Navy Adm. Mike Mullen told reporters traveling with him to Iraq that the trip was a chance for him to see progress for himself, to talk with Iraqis of all stripes, and to interact with U.S. servicemembers bearing the heaviest burden.
“There is so much going in the right direction that is tied to better security,” Mullen said. “The level of violence being down has allowed the Iraqis to focus on the development of their security forces as opposed to focusing on where the next bomb is going to go off.”
The chairman walked through the Dora neighborhood of Rashid district March 1 and took a similar walk through the main market street in Hawija yesterday. During both “battlefield circulations,” he spoke with Iraqi shoppers, shop owners and community leaders. He met Iraqi security forces and with representatives of concerned local citizens groups.
“You can see that security is dramatically improved, but the security environment is tenuous,” the chairman said. “It is going to take a sustained period of time to make sure that security will strengthen itself.”
The chairman noted progress in bringing Iraqi police forces up to speed. “I was here in October, and there was great concern about the development of the police,” he said.
After a visit to a police academy in Kirkuk yesterday, and talks with U.S. officials, he said, he came away encouraged by the police progress.
“Probably the biggest take-away for me was how much we’ve done to improve the security environment (and) the opportunity that is there; and yet it is fragile, delicate and tenuous,” he said.
He said people he spoke with talked about needing the central government to reach out to local and provincial governments. “They weren’t vicious about it, but they do want that to happen,” he said. “Iraqis pointed out to me on several occasions on the need for that and their concern that it hasn’t taken place.”

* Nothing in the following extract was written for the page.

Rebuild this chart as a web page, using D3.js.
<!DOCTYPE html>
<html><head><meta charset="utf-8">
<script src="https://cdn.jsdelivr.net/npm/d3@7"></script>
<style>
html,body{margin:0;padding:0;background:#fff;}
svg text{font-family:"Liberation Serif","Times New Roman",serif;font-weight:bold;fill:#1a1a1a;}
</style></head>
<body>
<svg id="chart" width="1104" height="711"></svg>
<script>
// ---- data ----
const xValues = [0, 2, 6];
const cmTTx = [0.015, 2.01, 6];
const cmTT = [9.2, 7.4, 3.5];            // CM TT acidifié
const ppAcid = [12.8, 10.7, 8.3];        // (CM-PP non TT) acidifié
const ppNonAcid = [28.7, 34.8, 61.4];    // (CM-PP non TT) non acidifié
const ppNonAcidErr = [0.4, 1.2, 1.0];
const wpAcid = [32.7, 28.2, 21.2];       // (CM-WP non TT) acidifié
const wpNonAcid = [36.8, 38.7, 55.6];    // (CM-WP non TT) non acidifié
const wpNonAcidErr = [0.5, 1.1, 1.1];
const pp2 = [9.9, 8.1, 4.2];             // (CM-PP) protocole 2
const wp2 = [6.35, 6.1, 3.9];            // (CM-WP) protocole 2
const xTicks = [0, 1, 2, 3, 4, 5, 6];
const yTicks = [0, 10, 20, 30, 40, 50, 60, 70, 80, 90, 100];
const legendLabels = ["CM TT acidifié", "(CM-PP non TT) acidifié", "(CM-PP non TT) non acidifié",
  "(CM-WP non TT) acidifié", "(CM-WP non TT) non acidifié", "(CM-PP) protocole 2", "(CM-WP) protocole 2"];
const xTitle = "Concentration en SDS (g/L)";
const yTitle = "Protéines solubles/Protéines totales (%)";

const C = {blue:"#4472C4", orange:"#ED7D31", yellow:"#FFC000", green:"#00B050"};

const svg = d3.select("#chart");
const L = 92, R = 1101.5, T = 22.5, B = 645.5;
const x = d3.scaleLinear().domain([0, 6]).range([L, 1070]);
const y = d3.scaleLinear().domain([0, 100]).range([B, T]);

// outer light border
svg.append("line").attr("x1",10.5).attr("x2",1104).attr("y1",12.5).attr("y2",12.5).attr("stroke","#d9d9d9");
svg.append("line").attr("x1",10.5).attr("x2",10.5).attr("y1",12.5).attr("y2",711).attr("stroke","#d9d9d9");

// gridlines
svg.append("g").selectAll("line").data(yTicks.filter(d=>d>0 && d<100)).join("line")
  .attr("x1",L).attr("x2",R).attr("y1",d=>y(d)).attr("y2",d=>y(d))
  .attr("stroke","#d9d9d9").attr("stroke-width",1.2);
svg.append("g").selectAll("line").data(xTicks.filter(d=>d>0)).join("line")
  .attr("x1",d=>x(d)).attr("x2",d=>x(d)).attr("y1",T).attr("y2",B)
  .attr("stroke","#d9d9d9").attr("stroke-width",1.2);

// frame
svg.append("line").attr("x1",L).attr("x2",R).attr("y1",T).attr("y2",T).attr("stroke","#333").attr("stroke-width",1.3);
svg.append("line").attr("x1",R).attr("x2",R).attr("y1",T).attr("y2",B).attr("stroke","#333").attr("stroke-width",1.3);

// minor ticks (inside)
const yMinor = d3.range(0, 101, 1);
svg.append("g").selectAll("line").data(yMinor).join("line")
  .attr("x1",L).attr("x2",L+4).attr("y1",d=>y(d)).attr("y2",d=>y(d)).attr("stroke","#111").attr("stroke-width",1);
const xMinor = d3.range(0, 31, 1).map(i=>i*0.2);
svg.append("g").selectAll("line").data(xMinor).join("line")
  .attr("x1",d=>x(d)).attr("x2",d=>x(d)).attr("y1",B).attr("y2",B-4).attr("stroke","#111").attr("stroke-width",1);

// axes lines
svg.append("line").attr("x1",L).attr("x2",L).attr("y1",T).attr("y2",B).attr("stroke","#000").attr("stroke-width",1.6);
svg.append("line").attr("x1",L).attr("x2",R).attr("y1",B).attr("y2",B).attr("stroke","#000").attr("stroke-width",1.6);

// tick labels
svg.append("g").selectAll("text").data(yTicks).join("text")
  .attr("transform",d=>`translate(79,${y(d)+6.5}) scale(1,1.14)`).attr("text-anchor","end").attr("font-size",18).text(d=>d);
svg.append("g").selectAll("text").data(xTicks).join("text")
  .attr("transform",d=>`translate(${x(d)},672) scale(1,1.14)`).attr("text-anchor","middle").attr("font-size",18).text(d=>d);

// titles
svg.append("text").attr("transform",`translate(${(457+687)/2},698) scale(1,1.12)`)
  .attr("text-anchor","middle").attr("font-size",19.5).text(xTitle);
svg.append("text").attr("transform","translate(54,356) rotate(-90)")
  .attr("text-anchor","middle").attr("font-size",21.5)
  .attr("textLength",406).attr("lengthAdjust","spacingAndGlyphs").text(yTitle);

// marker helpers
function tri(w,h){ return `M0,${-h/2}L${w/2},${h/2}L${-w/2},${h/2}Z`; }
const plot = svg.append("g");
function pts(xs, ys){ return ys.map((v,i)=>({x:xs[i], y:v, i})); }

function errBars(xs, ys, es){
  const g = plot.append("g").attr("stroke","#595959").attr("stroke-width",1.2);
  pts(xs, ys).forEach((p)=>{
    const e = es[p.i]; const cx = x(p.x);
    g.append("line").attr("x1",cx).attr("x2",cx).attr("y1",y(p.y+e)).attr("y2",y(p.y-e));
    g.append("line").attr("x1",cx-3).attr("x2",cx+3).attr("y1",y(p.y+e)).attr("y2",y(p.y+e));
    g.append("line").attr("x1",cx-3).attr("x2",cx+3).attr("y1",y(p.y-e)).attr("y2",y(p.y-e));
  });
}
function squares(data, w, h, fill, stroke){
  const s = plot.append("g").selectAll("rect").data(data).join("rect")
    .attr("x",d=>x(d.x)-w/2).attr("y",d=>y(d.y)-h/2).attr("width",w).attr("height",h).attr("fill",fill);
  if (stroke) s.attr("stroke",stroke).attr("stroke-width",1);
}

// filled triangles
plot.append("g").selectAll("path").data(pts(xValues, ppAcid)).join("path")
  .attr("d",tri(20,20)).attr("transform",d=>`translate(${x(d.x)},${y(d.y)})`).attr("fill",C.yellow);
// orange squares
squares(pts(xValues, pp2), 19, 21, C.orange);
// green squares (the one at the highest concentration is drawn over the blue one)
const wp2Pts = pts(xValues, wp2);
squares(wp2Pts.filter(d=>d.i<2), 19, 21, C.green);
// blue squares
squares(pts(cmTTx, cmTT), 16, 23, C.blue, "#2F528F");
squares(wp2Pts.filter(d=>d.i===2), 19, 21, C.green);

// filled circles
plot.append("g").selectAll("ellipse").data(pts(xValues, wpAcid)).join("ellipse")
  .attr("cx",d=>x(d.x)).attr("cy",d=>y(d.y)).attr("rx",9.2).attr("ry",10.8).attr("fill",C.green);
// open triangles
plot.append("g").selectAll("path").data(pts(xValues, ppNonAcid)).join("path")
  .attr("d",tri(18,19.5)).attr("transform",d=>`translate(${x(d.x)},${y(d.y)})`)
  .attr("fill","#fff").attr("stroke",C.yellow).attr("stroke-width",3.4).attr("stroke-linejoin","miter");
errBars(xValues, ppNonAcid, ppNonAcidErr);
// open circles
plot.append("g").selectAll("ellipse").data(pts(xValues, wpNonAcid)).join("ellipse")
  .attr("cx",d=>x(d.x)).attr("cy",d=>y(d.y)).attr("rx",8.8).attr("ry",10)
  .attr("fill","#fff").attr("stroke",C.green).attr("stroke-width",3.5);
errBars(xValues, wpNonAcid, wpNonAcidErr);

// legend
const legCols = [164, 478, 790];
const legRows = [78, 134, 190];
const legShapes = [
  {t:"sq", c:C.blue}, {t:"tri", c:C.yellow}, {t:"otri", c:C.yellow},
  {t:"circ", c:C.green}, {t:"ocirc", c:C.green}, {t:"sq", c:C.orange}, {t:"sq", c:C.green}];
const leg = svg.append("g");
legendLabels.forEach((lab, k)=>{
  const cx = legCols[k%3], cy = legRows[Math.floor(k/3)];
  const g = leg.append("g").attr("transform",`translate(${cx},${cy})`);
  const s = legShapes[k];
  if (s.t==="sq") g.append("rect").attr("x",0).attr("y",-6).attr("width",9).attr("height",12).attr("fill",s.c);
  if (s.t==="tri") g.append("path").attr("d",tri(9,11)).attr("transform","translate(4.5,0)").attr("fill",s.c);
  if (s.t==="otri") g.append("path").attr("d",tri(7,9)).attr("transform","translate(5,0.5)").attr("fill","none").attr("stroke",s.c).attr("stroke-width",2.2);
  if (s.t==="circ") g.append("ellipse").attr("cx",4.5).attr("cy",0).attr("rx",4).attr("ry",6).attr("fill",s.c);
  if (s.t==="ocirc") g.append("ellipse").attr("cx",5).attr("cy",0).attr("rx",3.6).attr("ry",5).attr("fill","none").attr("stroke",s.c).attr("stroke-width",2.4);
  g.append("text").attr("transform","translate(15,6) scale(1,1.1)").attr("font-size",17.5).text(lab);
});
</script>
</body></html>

The chairman walked the streets to gather information for his assessment on the way the U.S. effort in Iraq should move forward. U.S. military and diplomatic leaders will provide their assessments of progress in Iraq to the president in April and will present him with their recommendations.
Mullen and the rest of the Joint Chiefs of Staff will examine the situation in Iraq and the rest of the Middle East, but will also assess the situation globally.

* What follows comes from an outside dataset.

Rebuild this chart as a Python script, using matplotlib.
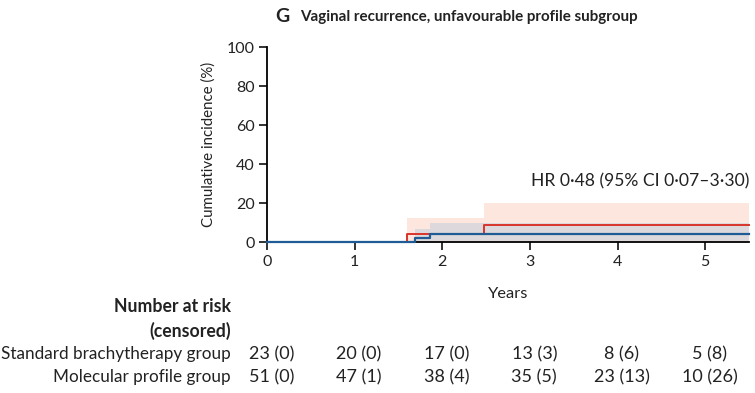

“It is not my intent to make tactical recommendations on what we should do,” he said. “Having an understanding of where we are on security, having and understanding of where we are in terms of political progress, having an understanding of where we are in terms of the economy -- it all feeds in (to the evaluation),” he said.
“As a result of this visit, I am more optimistic than when I got here,” he said. “That’s frankly why I come, because I worry about the assessments we all make in Washington from teleconferences.
“What I see on the ground is very, very positive, but it is fragile, and it is going to remain fragile,” he continued. The United States must be committed for “a significant period of time” until the Iraqis can take the lead countrywide.
“There is not an exact date, I can’t quantify it specifically, but there isn’t anyone here who doesn’t want the Iraqis to take control as soon as they can,” he said. “The concern is that if they assume control too early and they are not prepared for it, it will flip back to the way it was, and it will flip pretty quickly.”